Timing can be everything when it comes to investing. Buying a good stock at its peak can return a loss while buying an underperforming stock at its low can lead to a profit. While you don't necessarily want to wait for the perfect opportunity and miss out on potential gains along the way, you also don't want to neglect what could be a rare chance to buy stocks near their lows.

That's the opportunity presented today, with panic selling in the markets creating many attractive buying opportunities. Below are two of the better stocks that investors can buy today with the potential to double in value.

1. Curaleaf Holdings

Curaleaf Holdings (CURLF -2.56%) has shed 60% of its value over the past 12 months. It's nowhere near the sell-off of some marijuana stocks, and even the broad Horizons Marijuana Life Sciences ETF is down much more during this time -- around 80%. However, Curaleaf is also a likely candidate to come out of this market crash. It may take a while to do so, but the company could be in a terrific position, and it wouldn't be surprising to see its share price double within even the next 12 months. The one caveat there, however, is that the longer the coronavirus outbreak keeps investors on edge, the longer it may take for Curaleaf to rally.

But time is something the company has. In Curaleaf's third-quarter results, it recorded more than $91 million in cash and cash equivalents. Meanwhile, the company burned through $20 million in cash from its day-to-day activities over a nine-month period ending Sept. 30, 2019. That's a healthy buffer, and it's important especially since cash flow is a sensitive topic in the industry these days. Investment bank Ello Capital anticipates that some cannabis companies could run out of cash within months. As long as Curaleaf can weather this storm, it should come out a lot stronger once the market starts showing signs of recovery.

Close-up of a cannabis plant

Image source: Getty Images.

Curaleaf has acquisitions pending that will lead to significant growth in the company's top line once the transactions are complete. The company's pro forma revenue in Q3 was $129 million, which is what its sales would be with all of its acquisitions. To put that into perspective: Canopy Growth (CGC 1.28%) recorded net revenue of 124 million Canadian dollars in its most recent quarterly results.
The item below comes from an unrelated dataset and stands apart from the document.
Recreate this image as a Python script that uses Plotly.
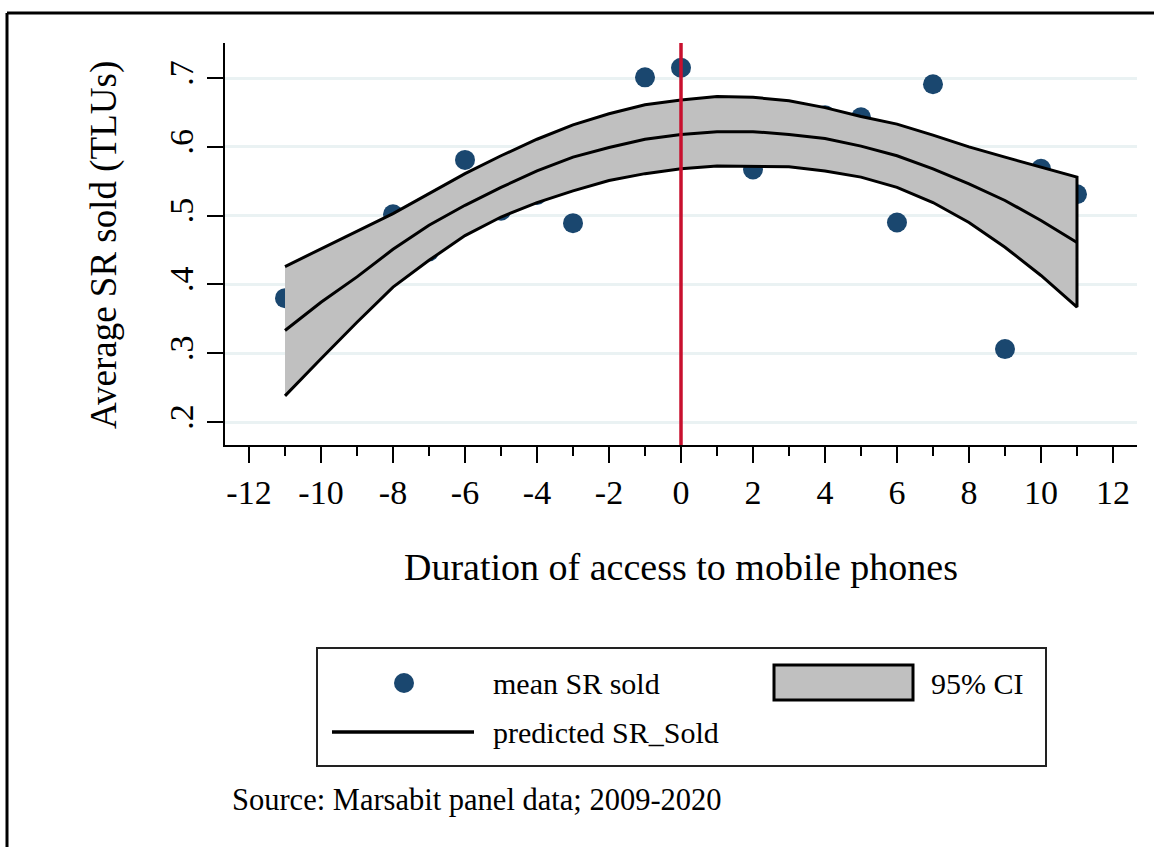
import plotly.graph_objects as go

# Mean small-ruminant sales by duration of mobile phone access
duration = [-11, -8, -7, -6, -5, -4, -3, -1, 0, 2, 4, 5, 6, 7, 9, 10, 11]
mean_sr_sold = [0.380, 0.502, 0.448, 0.581, 0.507, 0.530, 0.489, 0.701, 0.715,
                0.567, 0.646, 0.643, 0.490, 0.691, 0.306, 0.568, 0.531]

# Quadratic prediction and its 95% confidence band
fit_x = list(range(-11, 12))
predicted = [0.333, 0.374, 0.411, 0.451, 0.486, 0.515, 0.541, 0.565, 0.585, 0.599,
             0.611, 0.618, 0.622, 0.622, 0.618, 0.612, 0.601, 0.587, 0.568, 0.546,
             0.522, 0.493, 0.461]
ci_upper = [0.426, 0.452, 0.477, 0.503, 0.532, 0.561, 0.587, 0.611, 0.632, 0.648,
            0.661, 0.668, 0.673, 0.672, 0.667, 0.657, 0.644, 0.633, 0.617, 0.600,
            0.585, 0.571, 0.556]
ci_lower = [0.238, 0.292, 0.345, 0.396, 0.435, 0.471, 0.498, 0.519, 0.536, 0.551,
            0.561, 0.568, 0.572, 0.572, 0.571, 0.565, 0.556, 0.541, 0.519, 0.490,
            0.454, 0.413, 0.367]

y_ticks = [0.2, 0.3, 0.4, 0.5, 0.6, 0.7]
y_tick_labels = [".2", ".3", ".4", ".5", ".6", ".7"]
x_ticks = list(range(-12, 13, 2))

FONT = "Liberation Serif"
NAVY = "#1A476F"
BAND = "#C0C0C0"
RED = "#C8102E"

W, H = 1154, 847
L, R, T, B = 225, 1137, 43, 445   # plot area in pixels


def fx(px):
    return (px - L) / (R - L)


def fy(py):
    return (B - py) / (B - T)


fig = go.Figure()

fig.add_trace(go.Scatter(
    x=duration, y=mean_sr_sold, mode="markers",
    marker=dict(color=NAVY, size=20, line=dict(width=0)),
    name="mean SR sold", showlegend=False, cliponaxis=False))

fig.add_trace(go.Scatter(
    x=fit_x + fit_x[::-1], y=ci_upper + ci_lower[::-1],
    fill="toself", fillcolor=BAND, mode="lines",
    line=dict(color="black", width=3), name="95% CI", showlegend=False))

fig.add_trace(go.Scatter(
    x=fit_x, y=predicted, mode="lines",
    line=dict(color="black", width=3), name="predicted SR_Sold", showlegend=False))

shapes = [
    # reference line at the start of access
    dict(type="line", xref="x", yref="paper", x0=0, x1=0, y0=0, y1=1,
         line=dict(color=RED, width=3.5), layer="above"),
    # outer frame (top and left edges)
    dict(type="line", xref="paper", yref="paper", x0=fx(7), x1=fx(1160), y0=fy(13), y1=fy(13),
         line=dict(color="black", width=3)),
    dict(type="line", xref="paper", yref="paper", x0=fx(7), x1=fx(7), y0=fy(13), y1=fy(860),
         line=dict(color="black", width=3)),
    # legend box
    dict(type="rect", xref="paper", yref="paper", x0=fx(317), x1=fx(1046), y0=fy(648), y1=fy(766),
         line=dict(color="#222222", width=2), fillcolor="white"),
    dict(type="circle", xref="paper", yref="paper", x0=fx(394), x1=fx(414), y0=fy(673), y1=fy(693),
         line=dict(width=0), fillcolor=NAVY),
    dict(type="rect", xref="paper", yref="paper", x0=fx(774), x1=fx(913), y0=fy(665), y1=fy(700),
         line=dict(color="black", width=3), fillcolor=BAND),
    dict(type="line", xref="paper", yref="paper", x0=fx(332), x1=fx(474), y0=fy(732), y1=fy(732),
         line=dict(color="black", width=3.5)),
]

annotations = [
    dict(text="Duration of access to mobile phones", x=fx(681), y=fy(567),
         xanchor="center", yanchor="middle", font=dict(size=38)),
    dict(text="Average SR sold (TLUs)", x=fx(104), y=fy(245), textangle=-90,
         xanchor="center", yanchor="middle", font=dict(size=37)),
    dict(text="mean SR sold", x=fx(491), y=fy(683), xanchor="left", yanchor="middle",
         font=dict(size=30)),
    dict(text="95% CI", x=fx(929), y=fy(683), xanchor="left", yanchor="middle",
         font=dict(size=30)),
    dict(text="predicted SR_Sold", x=fx(491), y=fy(733), xanchor="left", yanchor="middle",
         font=dict(size=30)),
    dict(text="Source: Marsabit panel data; 2009-2020", x=fx(230), y=fy(800),
         xanchor="left", yanchor="middle", font=dict(size=30.5)),
]
for a in annotations:
    a.update(xref="paper", yref="paper", showarrow=False)
    a["font"].update(family=FONT, color="black")

fig.update_layout(
    width=W, height=H,
    margin=dict(l=L, r=W - R, t=T, b=H - B),
    paper_bgcolor="white", plot_bgcolor="white",
    font=dict(family=FONT, color="black"),
    showlegend=False,
    shapes=shapes, annotations=annotations,
    xaxis=dict(
        range=[-12.667, 12.667], tickvals=x_ticks,
        ticktext=[str(v) for v in x_ticks],
        ticks="outside", ticklen=16, tickwidth=2, tickcolor="black",
        tickfont=dict(size=34, family=FONT, color="black"),
        showline=True, linecolor="black", linewidth=2,
        showgrid=False, zeroline=False,
        minor=dict(tickvals=list(range(-11, 12, 2)), ticks="outside", ticklen=9,
                   tickwidth=2, tickcolor="black", showgrid=False),
    ),
    yaxis=dict(
        range=[0.1666, 0.7509], tickvals=y_ticks, ticktext=y_tick_labels,
        tickangle=-90,
        ticks="outside", ticklen=16, tickwidth=2, tickcolor="black",
        tickfont=dict(size=34, family=FONT, color="black"),
        showline=True, linecolor="black", linewidth=2,
        showgrid=True, gridcolor="#EAF2F3", gridwidth=3, zeroline=False,
    ),
)

fig.write_html("out.html")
Investors often see the Canadian pot producer as an industry leader, but Curaleaf's stature is rising in the industry, especially with such strong sales numbers. Currently, Canopy Growth trades at around 14 times its revenue. Curaleaf, meanwhile, trades at a much more modest seven times sales. If investors were to value Curaleaf at a multiple similar to Canopy Growth, the stock would easily double. And that's with the industry seeing a lot of bearish activity over the past year.

Curaleaf arguably has more lucrative opportunities in the U.S. market as well. Now that its acquisition of Cura Partners is complete, the company can make a large dent in the California market; a case could be made that Curaleaf's stock should be more valuable than Canopy Growth's.

2. Snap

Snap (SNAP -4.04%) hasn't crashed as badly as any pot stock, but it's still down 14% over the past 12 months. That's right in line with the S&P 500's decline of 15%. It was only about a month ago that Snap's shares were trading at more than $17, nearly double what they are worth today. Snap's business didn't fundamentally change -- it's just the bearishness in the market that is sending shares of Snap and other stocks into the gutter. The good news is that when stocks fall for no apparent reason, they're often more likely to recover with the market as well.

The company reported 281 million daily active users in the fourth-quarter results it released on Feb. 4. And although its revenue fell slightly short of expectations, missing by just $2 million, the company's adjusted earnings per share of $0.03 showed progress and beat analysts' expectations of $0.01. Snap was making progress until the panic surrounding the coronavirus put an end to that. But ironically, it may help the company rebound as well. As more people are staying home and bored, an app like Snap may rise in popularity and potentially see an uptick in usage.

A strong earnings report can be all that Snap needs to get back on a positive trajectory. But even as the markets come down, investors may start to be more bullish about Snap's value as it's trading within a few dollars of its 52-week low. It won't take much for Snap's shares to double from where they are today, and that's why the tech stock could be a great buy while its price stays around $10.